La rétention des mineurs non accompagnés en zone d’attente (3), la désignation tardive et les moyens insuffisants des administrateurs ad hoc, l’incertitude sur leur âge et leur
état de minorité par manque de fiabilité des méthodes actuelles de détermination de l’âge, l’incohérence des procédures dans l’étude des demandes d’asile et le caractère approximatif de leur
prise en charge imposent une réflexion globale et un changement radical d’attitude.
De plus, ces jeunes sont mobiles et interpellent ainsi l’ensemble des pays de l’Union. Pourtant, hormis celles, notables, du Conseil de l’Europe, aucune initiative européenne
concrète n’a été prise pour apporter une réponse à la hauteur des parcours complexes, voire des drames vécus par ces mineurs.
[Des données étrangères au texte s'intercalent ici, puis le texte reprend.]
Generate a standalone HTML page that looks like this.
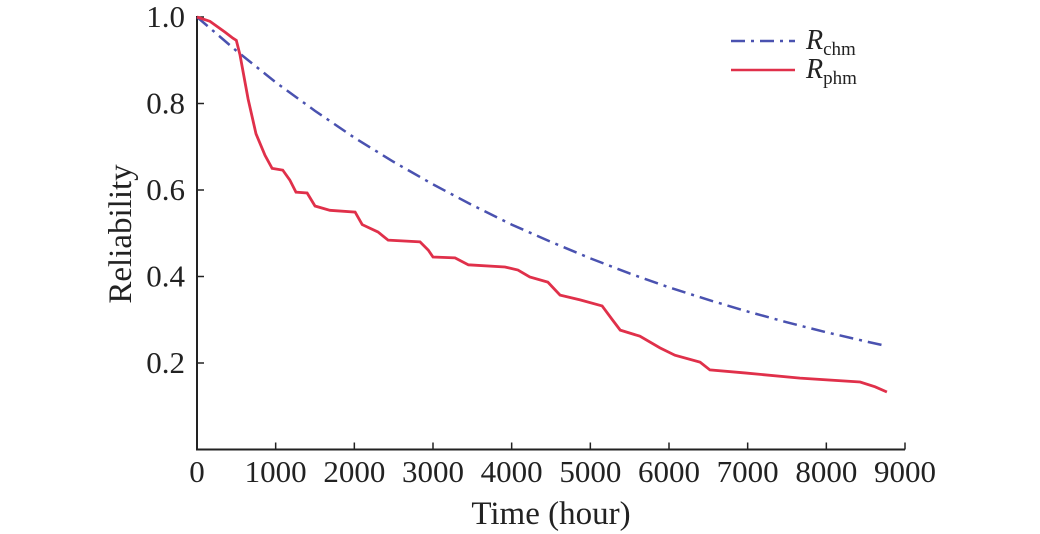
<!DOCTYPE html>
<html><head><meta charset="utf-8"><style>
body{margin:0;background:#fff;}
svg{display:block;font-family:"Liberation Serif",serif;}
</style></head><body>
<svg id="chart" width="1040" height="534" viewBox="0 0 1040 534"></svg>
<script>
const xTicks=[0,1000,2000,3000,4000,5000,6000,7000,8000,9000];
const yTicks=[0.2,0.4,0.6,0.8,1.0];
const chmT=[0,500,1000,1500,2000,2500,3000,3500,4000,4500,5000,5500,6000,6500,7000,7500,8000,8500,8750];
const chmR=[1,0.922,0.849,0.783,0.721,0.665,0.613,0.565,0.520,0.480,0.442,0.407,0.375,0.346,0.319,0.294,0.271,0.250,0.240];
const phmT=[0,165,356,457,500,547,650,750,865,955,1090,1180,1258,1400,1500,1690,2010,2100,2300,2430,2835,2940,3000,3280,3450,3915,4080,4230,4460,4615,4870,5150,5280,5380,5630,5885,6075,6395,6520,6965,7665,8430,8620,8770];
const phmR=[1,0.99,0.965,0.951,0.946,0.912,0.81,0.73,0.68,0.65,0.646,0.623,0.595,0.593,0.563,0.553,0.549,0.52,0.503,0.484,0.48,0.461,0.445,0.443,0.427,0.422,0.415,0.399,0.387,0.357,0.346,0.332,0.30,0.276,0.262,0.235,0.218,0.202,0.184,0.177,0.165,0.156,0.145,0.133];
const X0=197,X1=905,Y0=449.5,Y1=17;
const xs=t=>X0+t/9000*(X1-X0);
const ys=r=>Y0-r*(Y0-Y1);
const svg=document.getElementById('chart');
const NS='http://www.w3.org/2000/svg';
function mk(tag,attrs,parent){const e=document.createElementNS(NS,tag);for(const k in attrs)e.setAttribute(k,attrs[k]);(parent||svg).appendChild(e);return e;}
let ax=mk('path',{d:`M${X0},${Y1-1}V${Y0}H${X1}`,fill:'none',stroke:'#222','stroke-width':2});


xTicks.forEach(t=>{
 let l=mk('line',{x1:xs(t),x2:xs(t),y1:Y0,y2:Y0-7,stroke:'#222','stroke-width':1.5});
 
 
 let tx=mk('text',{x:xs(t),y:482,'font-size':31,'text-anchor':'middle',fill:'#222'});
 tx.textContent=t;
 
 
});
yTicks.forEach(v=>{
 let l=mk('line',{x1:X0,x2:X0+7,y1:ys(v),y2:ys(v),stroke:'#222','stroke-width':1.5});
 
 
 let tx=mk('text',{x:185,y:ys(v)+10,'font-size':31,'text-anchor':'end',fill:'#222'});
 tx.textContent=v.toFixed(1);
 
 
});
let xt=mk('text',{x:551,y:524,'font-size':33,'text-anchor':'middle',fill:'#222'});
xt.textContent='Time (hour)';


let yt=mk('text',{x:0,y:0,'font-size':33,'text-anchor':'middle',fill:'#222',transform:'translate(131,234) rotate(-90)'});
yt.textContent='Reliability';


let pb=mk('polyline',{points:chmT.map((t,i)=>xs(t)+','+ys(chmR[i])).join(' '),fill:'none',stroke:'#4a52b0','stroke-width':2.5,'stroke-dasharray':'14,6,3,6'});


let pr=mk('polyline',{points:phmT.map((t,i)=>xs(t)+','+ys(phmR[i])).join(' '),fill:'none',stroke:'#e0304a','stroke-width':2.8});


let g=mk('g',{});


let l1=mk('line',{x1:731,x2:795,y1:41,y2:41,stroke:'#4a52b0','stroke-width':2.5,'stroke-dasharray':'14,6,3,6'},g);


let t1=mk('text',{x:806,y:49,'font-size':28,fill:'#222'},g);
t1.innerHTML='<tspan font-style="italic">R</tspan><tspan font-size="19" dy="6">chm</tspan>';


let l2=mk('line',{x1:731,x2:795,y1:70,y2:70,stroke:'#e0304a','stroke-width':2.5},g);


let t2=mk('text',{x:806,y:78,'font-size':28,fill:'#222'},g);
t2.innerHTML='<tspan font-style="italic">R</tspan><tspan font-size="19" dy="6">phm</tspan>';


</script>
</body></html>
La directive, dite « directive retour », votée au
Parlement européen le 18 juin dernier, loin d’apporter une quelconque garantie de protection, vise à intensifier leur expulsion et autorise leur détention en zone d’attente pendant la même
durée que les adultes.
Face à cette situation indigne de notre pays, et contraire au devoir de protection qui lui incombe, nous appelons instamment les autorités françaises :
-
à promouvoir un principe de non refoulement aux frontières de l’Europe et à cesser de recourir à l’enfermement des mineurs isolés étrangers en zone d’attente (en instaurant par exemple des lieux d’accueil et d’orientation qui proposeront un accompagnement adapté par des professionnels
spécialisés de l’enfance) ; -
à faire la promotion, à l’échelle européenne, d’une véritable politique de protection ainsi que d’un statut juridique spécifique pour ces mineurs qui encadrerait leur accueil et leur suivi pour une protection maximale et une équité de traitement sur l’ensemble du territoire européen, prenant appui sur la Convention internationale des droits de l’enfant et sur les positions du Conseil de l’Europe.
La France dispose, aujourd’hui, d’une occasion unique de faire bouger les lignes sur cette question. De notre point de vue d’experts et de
praticiens, ces deux dispositions sont envisageables si elles bénéficient d’un fort soutien. Il serait tout à l’honneur de la France d’en être le promoteur.
A l’inverse, nous estimerions profondément condamnable que ces mineurs soient les victimes des crispations politiques autour de la question de l’immigration.
(1) La France a ratifié la CIDE en 1990
(2) 192 pays sont signataires de la CIDE
(3) Cela a valu à la France de très nombreuses critiques, dont celles du Comité des droits de l’enfant des Nations unies.